» **Instruction**
Beginning at the first line of the data, print each line exactly, stopping after the line that contains "zorder=3, clip_on=False)".

» **Supplied data**
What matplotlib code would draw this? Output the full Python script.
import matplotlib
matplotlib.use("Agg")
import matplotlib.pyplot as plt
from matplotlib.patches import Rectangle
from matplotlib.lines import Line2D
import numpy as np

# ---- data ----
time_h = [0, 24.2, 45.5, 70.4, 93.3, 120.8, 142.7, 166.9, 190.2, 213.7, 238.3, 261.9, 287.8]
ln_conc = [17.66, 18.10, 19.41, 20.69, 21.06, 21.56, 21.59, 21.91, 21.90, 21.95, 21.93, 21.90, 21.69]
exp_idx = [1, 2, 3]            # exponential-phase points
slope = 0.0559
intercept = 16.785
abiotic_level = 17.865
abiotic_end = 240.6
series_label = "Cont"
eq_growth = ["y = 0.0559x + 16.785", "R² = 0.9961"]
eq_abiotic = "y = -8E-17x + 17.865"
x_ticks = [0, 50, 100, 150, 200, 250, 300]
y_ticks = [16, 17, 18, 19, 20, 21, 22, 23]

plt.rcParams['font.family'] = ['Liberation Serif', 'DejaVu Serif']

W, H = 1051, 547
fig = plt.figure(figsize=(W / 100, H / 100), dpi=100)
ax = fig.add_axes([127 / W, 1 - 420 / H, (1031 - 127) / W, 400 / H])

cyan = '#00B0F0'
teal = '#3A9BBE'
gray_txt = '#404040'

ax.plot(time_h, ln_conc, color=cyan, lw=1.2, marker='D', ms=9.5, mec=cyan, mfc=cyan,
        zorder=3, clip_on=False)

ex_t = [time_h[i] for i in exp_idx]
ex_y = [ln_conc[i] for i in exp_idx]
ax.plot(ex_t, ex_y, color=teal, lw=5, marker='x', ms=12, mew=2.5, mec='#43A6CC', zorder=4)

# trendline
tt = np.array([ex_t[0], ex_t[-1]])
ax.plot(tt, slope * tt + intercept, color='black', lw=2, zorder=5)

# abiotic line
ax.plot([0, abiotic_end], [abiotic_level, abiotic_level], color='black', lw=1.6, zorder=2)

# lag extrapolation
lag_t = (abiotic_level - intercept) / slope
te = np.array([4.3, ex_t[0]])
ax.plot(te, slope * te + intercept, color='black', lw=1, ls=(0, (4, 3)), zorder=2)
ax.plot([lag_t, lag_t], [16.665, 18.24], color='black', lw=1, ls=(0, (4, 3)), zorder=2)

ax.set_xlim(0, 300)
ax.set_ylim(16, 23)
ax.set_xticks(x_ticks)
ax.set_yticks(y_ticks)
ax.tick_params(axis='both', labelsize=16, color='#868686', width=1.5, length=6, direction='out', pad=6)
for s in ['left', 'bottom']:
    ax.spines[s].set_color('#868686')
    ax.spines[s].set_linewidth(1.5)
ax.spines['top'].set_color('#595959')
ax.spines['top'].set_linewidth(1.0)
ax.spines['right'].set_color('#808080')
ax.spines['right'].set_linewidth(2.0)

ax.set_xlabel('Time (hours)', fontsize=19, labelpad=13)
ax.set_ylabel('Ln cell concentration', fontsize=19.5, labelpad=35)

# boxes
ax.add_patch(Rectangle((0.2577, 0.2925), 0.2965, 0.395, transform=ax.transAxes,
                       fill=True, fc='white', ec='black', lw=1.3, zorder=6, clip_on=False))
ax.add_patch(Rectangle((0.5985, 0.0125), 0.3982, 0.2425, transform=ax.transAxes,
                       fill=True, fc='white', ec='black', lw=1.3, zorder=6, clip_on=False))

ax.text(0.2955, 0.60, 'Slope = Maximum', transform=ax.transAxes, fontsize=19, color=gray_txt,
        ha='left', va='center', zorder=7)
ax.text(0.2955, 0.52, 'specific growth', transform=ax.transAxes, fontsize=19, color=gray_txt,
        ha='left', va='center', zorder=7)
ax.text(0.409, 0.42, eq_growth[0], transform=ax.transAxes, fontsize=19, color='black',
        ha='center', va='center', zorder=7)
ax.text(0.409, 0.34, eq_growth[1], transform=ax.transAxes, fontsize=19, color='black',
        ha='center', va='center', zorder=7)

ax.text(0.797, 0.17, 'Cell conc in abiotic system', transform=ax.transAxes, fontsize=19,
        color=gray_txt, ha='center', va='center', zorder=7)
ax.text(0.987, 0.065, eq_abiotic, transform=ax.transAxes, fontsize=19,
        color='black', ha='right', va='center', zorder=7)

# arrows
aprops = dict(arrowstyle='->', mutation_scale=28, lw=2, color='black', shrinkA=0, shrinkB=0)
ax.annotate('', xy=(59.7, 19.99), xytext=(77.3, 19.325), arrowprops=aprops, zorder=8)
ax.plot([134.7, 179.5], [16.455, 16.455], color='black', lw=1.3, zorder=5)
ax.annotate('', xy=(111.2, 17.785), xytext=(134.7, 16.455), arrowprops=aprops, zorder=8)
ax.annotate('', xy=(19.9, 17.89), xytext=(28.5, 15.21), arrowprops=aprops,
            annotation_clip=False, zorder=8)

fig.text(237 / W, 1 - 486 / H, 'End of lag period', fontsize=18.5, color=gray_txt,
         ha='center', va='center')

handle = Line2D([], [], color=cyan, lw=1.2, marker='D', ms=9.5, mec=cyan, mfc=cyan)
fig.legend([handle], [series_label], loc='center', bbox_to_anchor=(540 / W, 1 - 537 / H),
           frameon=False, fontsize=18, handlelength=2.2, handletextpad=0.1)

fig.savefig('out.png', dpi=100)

» **Finished answer**
What matplotlib code would draw this? Output the full Python script.
import matplotlib
matplotlib.use("Agg")
import matplotlib.pyplot as plt
from matplotlib.patches import Rectangle
from matplotlib.lines import Line2D
import numpy as np

# ---- data ----
time_h = [0, 24.2, 45.5, 70.4, 93.3, 120.8, 142.7, 166.9, 190.2, 213.7, 238.3, 261.9, 287.8]
ln_conc = [17.66, 18.10, 19.41, 20.69, 21.06, 21.56, 21.59, 21.91, 21.90, 21.95, 21.93, 21.90, 21.69]
exp_idx = [1, 2, 3]            # exponential-phase points
slope = 0.0559
intercept = 16.785
abiotic_level = 17.865
abiotic_end = 240.6
series_label = "Cont"
eq_growth = ["y = 0.0559x + 16.785", "R² = 0.9961"]
eq_abiotic = "y = -8E-17x + 17.865"
x_ticks = [0, 50, 100, 150, 200, 250, 300]
y_ticks = [16, 17, 18, 19, 20, 21, 22, 23]

plt.rcParams['font.family'] = ['Liberation Serif', 'DejaVu Serif']

W, H = 1051, 547
fig = plt.figure(figsize=(W / 100, H / 100), dpi=100)
ax = fig.add_axes([127 / W, 1 - 420 / H, (1031 - 127) / W, 400 / H])

cyan = '#00B0F0'
teal = '#3A9BBE'
gray_txt = '#404040'

ax.plot(time_h, ln_conc, color=cyan, lw=1.2, marker='D', ms=9.5, mec=cyan, mfc=cyan,
        zorder=3, clip_on=False)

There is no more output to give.